Mr. Melkote: Marketing is a complex field and
has multiple short and long-term objectives with overlapping
effects and trade-offs. It can be hard to quantify these objectives
and define the right metrics to track. For instance, one common
objective of pricing and promotions is to set optimal product
prices or run promotions to increase overall revenue. It's fairly
straightforward to build an algorithm that analyzes historical data
to gauge impact of transactions to various price changes, and based
on that, set a price. But this does not even begin to capture the
complexity that is present in the real world. In the short term, it
may turn out that giving healthy product discounts is the best
approach but constantly running promotions may lead to customers
expecting deeper discounts every time resulting in revenue losses
in the longer term.
While this may seem obvious to a marketer or business person, it
is usually not apparent that such effects are at play by just
looking at the data in a cursory fashion. If a data scientist
doesn't know to explicitly model for these, the price
recommendations their algorithms provide will not be accurate. This
is just one example of the sort of business knowledge and intuition
that takes time to develop. Data scientists should expect to face a
significant learning curve to understand these nuances in order to
build such business beliefs into their models.
Ad Age: What's the coolest or strangest type of
data set you've ever worked with and why?
Mr. Melkote: While I get to work with a lot of
interesting data in my day job, my favorite examples of cool or
strange data come from publicly available information. One such is
a dataset of about 60,000 UFO sightings. It has data like the
location of the sighting, date of the sighting, the shape of the
UFO, along with some text describing their experience. I first came
across this data set when I was reading a programming book last
year and now use it from time to time when I am evaluating new
statistical programming tools. If I recall correctly, most people
who sight UFOs tend to describe their sightings as just a flash of
light; quite a few people claim to have discerned the shape to be a
circle or triangle. White is the most popular color for UFO lights
while red and green are not far behind.
Ad Age: What educational fields of study and
professional backgrounds help develop the best data people?
Mr. Melkote: The best data people tend to come
from fields which have a good tradition of combining theory with
applications, which are computationally intensive. Examples include
applied mathematics, operations research, statistics and computer
science. There is increasing interest in creating data science and
analytics as a separate professional discipline as evidenced by the
number of universities now offering master's degrees in these
areas. As for relevant professional backgrounds, working on data
analysis in industries with a good history of collecting and
analyzing data helps a lot. Examples of such industries include
financial services, retail, travel and e-commerce.
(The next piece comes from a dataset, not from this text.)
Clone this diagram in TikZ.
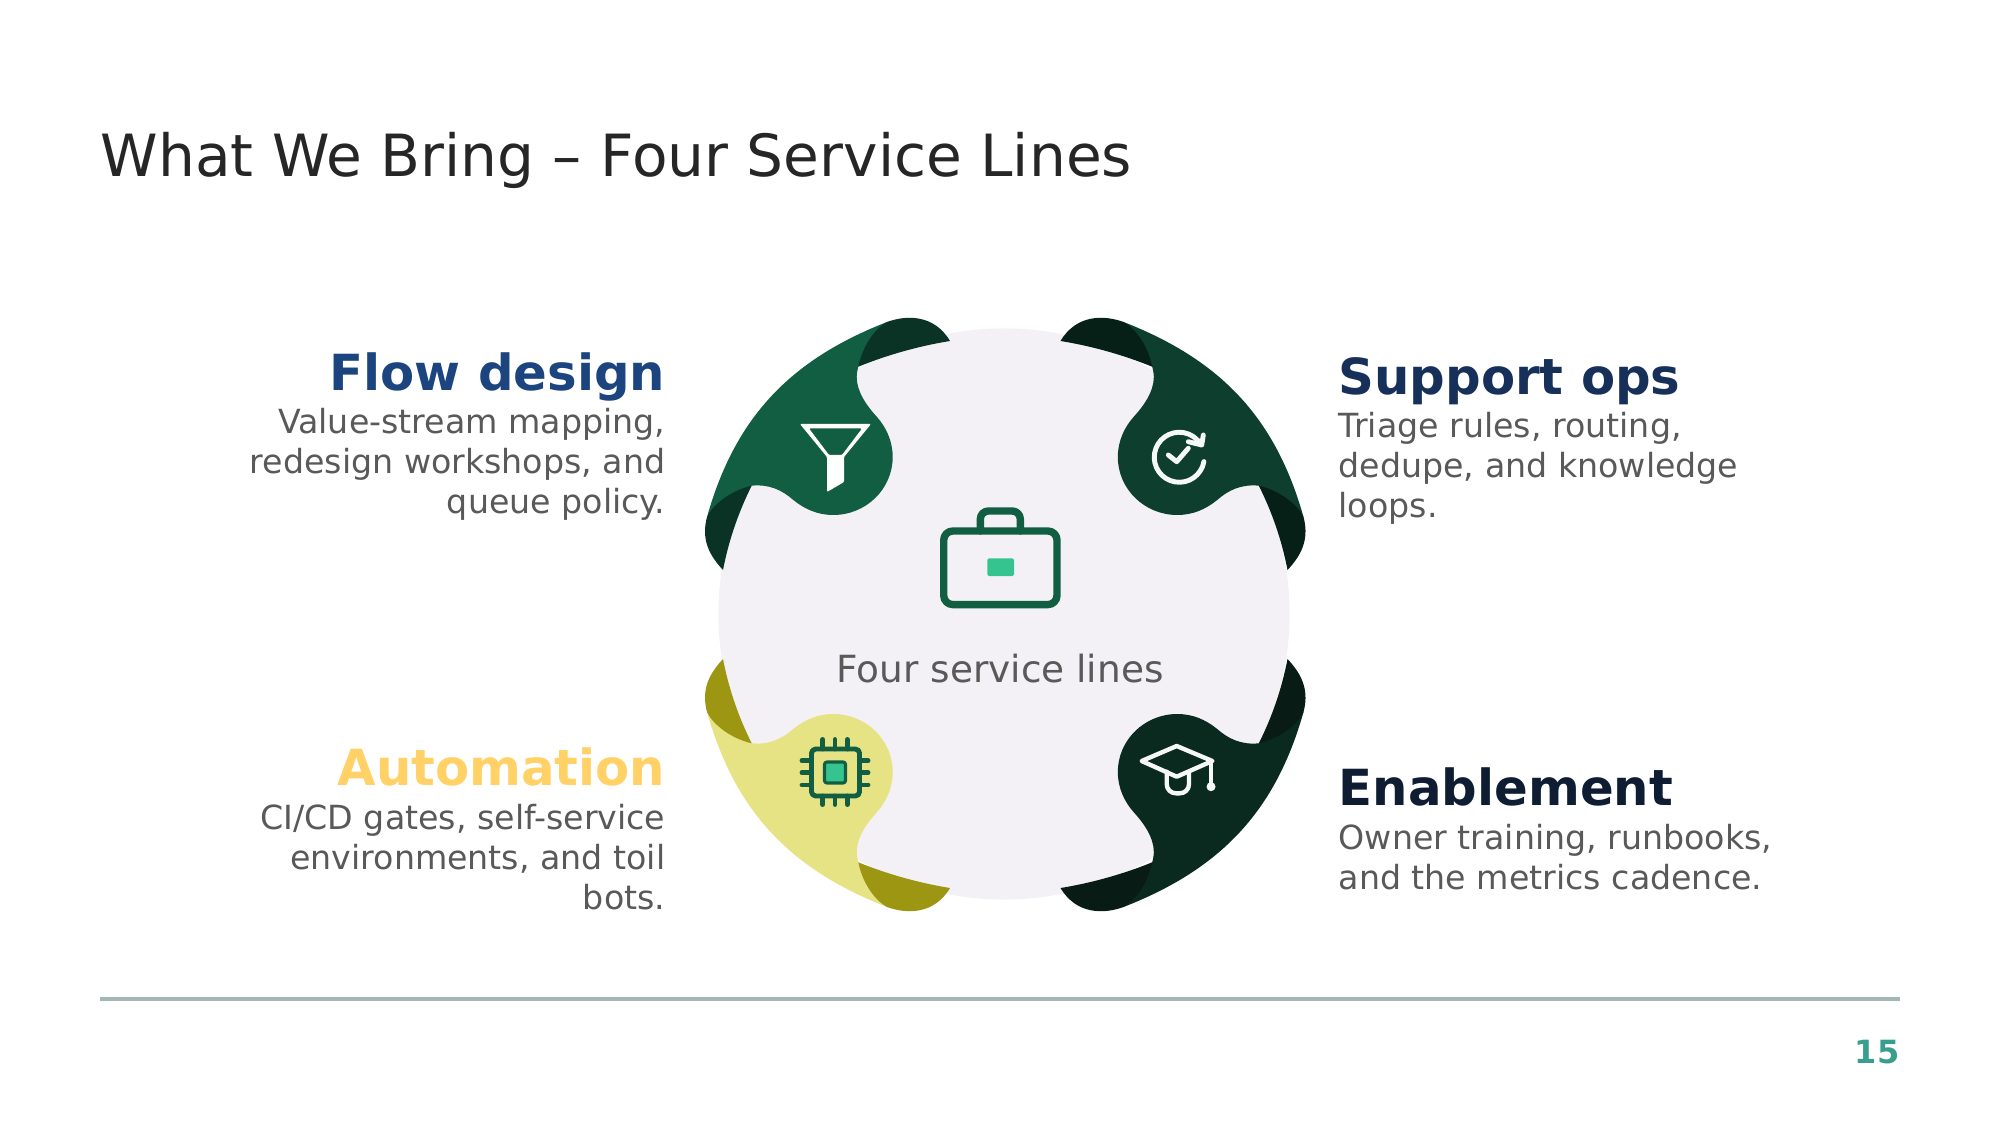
\documentclass[tikz,border=0pt]{standalone}
\usepackage{fontspec}
\setmainfont{DejaVu Sans}
\usetikzlibrary{arrows.meta, positioning}
\definecolor{flowgreen}{HTML}{125E42}
\definecolor{flowdark}{HTML}{0B3325}
\definecolor{opsgreen}{HTML}{0E3E2D}
\definecolor{opsdark}{HTML}{061F17}
\definecolor{enablegreen}{HTML}{0B2A1F}
\definecolor{enabledark}{HTML}{081C15}
\definecolor{autoyellow}{HTML}{E6E384}
\definecolor{autodark}{HTML}{9C9613}
\definecolor{discgray}{HTML}{F3F1F5}
\definecolor{mint}{HTML}{35C48F}
\definecolor{bodygray}{HTML}{595959}
\definecolor{iconwhite}{HTML}{F5F8F6}
\definecolor{flowtext}{HTML}{1C4580}
\definecolor{opstext}{HTML}{17305A}
\definecolor{autotext}{HTML}{FFD166}
\definecolor{enabletext}{HTML}{0F1D33}
\definecolor{rulegray}{HTML}{A3B8B5}
\definecolor{pageteal}{HTML}{3A9E8F}
\tikzset{
  titletext/.style={inner sep=0, anchor=base west, text=black!85, font=\fontsize{16.55}{20}\selectfont},
  head/.style={inner sep=0, text=#1, font=\fontsize{14.15}{17}\selectfont\bfseries},
  body/.style={inner sep=0, text=bodygray, font=\fontsize{9.45}{11.35}\selectfont},
  iconline/.style={draw=#1, line width=1.4pt, line cap=round, line join=round},
}
\newcommand{\petal}[3]{%
  \begin{scope}[#1]
    \fill[#2] (-117,-292) .. controls (-215.3,-253.7) and (-269.3,-195.2) .. (-297,-97)
      -- (-252.3,-128.3) .. controls (-235,-130) and (-222,-124) .. (-210.7,-114)
      .. controls (-199,-104.5) and (-186,-99) .. (-170.7,-99)
      .. controls (-138,-99) and (-111.3,-125) .. (-111.3,-157)
      .. controls (-111.3,-173) and (-118,-187) .. (-127.3,-197.3)
      .. controls (-137,-208) and (-147.3,-222) .. (-147.3,-237)
      .. controls (-147.3,-241) and (-146.5,-244) .. (-145.7,-247.3) -- cycle;
    \fill[#3] (-54,-273) .. controls (-85,-268) and (-117,-259) .. (-145.7,-247.3)
      .. controls (-141,-270) and (-128,-286) .. (-117,-292)
      .. controls (-98,-299) and (-70,-300) .. (-54,-273) -- cycle;
    \fill[#3] (-281,-44) .. controls (-275,-75) and (-265,-103) .. (-252.3,-128.3)
      .. controls (-275,-123) and (-292,-108) .. (-297,-97)
      .. controls (-302,-78) and (-298,-62) .. (-281,-44) -- cycle;
  \end{scope}}
\begin{document}
\begin{tikzpicture}[x=0.01cm, y=-0.01cm]
  \useasboundingbox (0,0) rectangle (2001,1125);
  \node[titletext] (title) at (100,177) {What We Bring – Four Service Lines};

  \fill[discgray] (1004,614) circle[radius=2.855cm];
  \petal{shift={(1004,614)}}{flowgreen}{flowdark}
  \petal{shift={(1006.5,614)}, xscale=-1}{opsgreen}{opsdark}
  \petal{shift={(1004,615)}, yscale=-1}{autoyellow}{autodark}
  \petal{shift={(1006.5,615)}, xscale=-1, yscale=-1}{enablegreen}{enabledark}

  \draw[iconline=flowgreen, line width=2.1pt, rounded corners=2.6pt] (943.7,531) rectangle (1057,604.6);
  \draw[iconline=flowgreen, line width=2.1pt, rounded corners=2.3pt] (980.3,531) -- (980.3,511) -- (1020.3,511) -- (1020.3,531);
  \fill[mint, rounded corners=0.6pt] (987.3,558.3) rectangle (1014,576);
  \node[body, font=\fontsize{10.64}{12}\selectfont, anchor=base] (center) at (1000,682.5) {Four service lines};

  \fill[white, even odd rule, rounded corners=0.3pt]
    (800,424) -- (871,424) -- (844,457) -- (844,482) -- (827,492) -- (827,457) -- cycle
    (809,428.5) -- (862,428.5) -- (842,455) -- (829,455) -- cycle;

  \draw[iconline=iconwhite] (1203.9,461.6) arc[start angle=-10, end angle=-330, radius=0.25cm];
  \draw[iconline=iconwhite] (1168.3,455) -- (1176.7,461.7) -- (1188.3,448.3);
  \draw[iconline=iconwhite] (1203.3,435) -- (1201.7,445) -- (1188.3,441.7);

  \foreach \px in {822.7,835,847.3} {
    \draw[iconline=flowgreen] (\px,739.5) -- (\px,749);
    \draw[iconline=flowgreen] (\px,796) -- (\px,804.5);
  }
  \foreach \py in {760.7,772.7,785} {
    \draw[iconline=flowgreen] (802,\py) -- (811.5,\py);
    \draw[iconline=flowgreen] (859.5,\py) -- (868,\py);
  }
  \draw[iconline=flowgreen, rounded corners=1.2pt] (811.5,749) rectangle (859.5,796);
  \draw[iconline=flowgreen, fill=mint, line width=0.9pt, rounded corners=0.7pt] (824.5,762) rectangle (845.5,783);

  \draw[iconline=iconwhite, line width=1.25pt] (1176.7,746) -- (1212.3,761) -- (1176.7,776.7) -- (1141.7,761) -- cycle;
  \draw[iconline=iconwhite, line width=1.25pt, rounded corners=2.6pt] (1166.7,771.7) -- (1166.7,793.3) -- (1189,793.3) -- (1189,771.7);
  \draw[iconline=iconwhite, line width=0.9pt] (1211,761) -- (1211,785);
  \fill[iconwhite] (1211,786.7) circle[radius=0.045cm];

  \node[head=flowtext, anchor=base east] (flow) at (666,391) {Flow design};
  \node[body, align=right, anchor=north east] (flowbody) at (666,408) {Value-stream mapping,\\redesign workshops, and\\queue policy.};
  \node[head=opstext, anchor=base west] (ops) at (1338,395) {Support ops};
  \node[body, align=left, anchor=north west] (opsbody) at (1338,412) {Triage rules, routing,\\dedupe, and knowledge\\loops.};
  \node[head=autotext, anchor=base east] (auto) at (666,785) {Automation};
  \node[body, align=right, anchor=north east] (autobody) at (666,804) {CI/CD gates, self-service\\environments, and toil\\bots.};
  \node[head=enabletext, anchor=base west] (enable) at (1338,805) {Enablement};
  \node[body, align=left, anchor=north west] (enablebody) at (1338,824) {Owner training, runbooks,\\and the metrics cadence.};

  \draw[draw=rulegray, line width=1.15pt] (100,999) -- (1900,999);
  \node[inner sep=0, anchor=base east, text=pageteal, font=\fontsize{9.1}{11}\selectfont\bfseries] (page) at (1900,1063) {15};
\end{tikzpicture}
\end{document}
Ad Age: What types of data-related services do
you expect more of in the coming year?
Mr. Melkote: A lot of consumer facing services
are actually very data intensive but the key has always been to
make the user experience so seamless that people actually don't
realize these are data related at all (e.g. the Google search bar).
All of the complexity is on the back end and not exposed to end
users. As someone who's involved in designing and developing these
back end data driven processes, I feel that the process of
discovering insights from the data is still a fairly manual and
cumbersome process requiring specialized skills. If you view the
data scientist as a "user" of the data and analysis tools, the user
experience is not very pleasant today. A data scientist spends a
lot of time extracting data from different sources, "cleaning" the
data and formatting it into something usable. This is then followed
by visualizing the processed data, leaving less time to frame and
test hypotheses and build algorithms or models. One needs to have
expertise in a variety of technologies just to get the data in a
usable format before even the true value added work can be
done.
I would like to see some better tools which help ease this
burden and streamline the data scientist's workflow. There has been
progress in this area both in the open source world of R [a
statistics language], Python [a programming language], etc., and
also from established commercial vendors such as SAS. Also, several
startups such as BigML [machine learning] and Precog [analytics
platform] are addressing this problem from different angles. This
is not an easy problem and it's hard to make predictions as
technology is changing quite rapidly.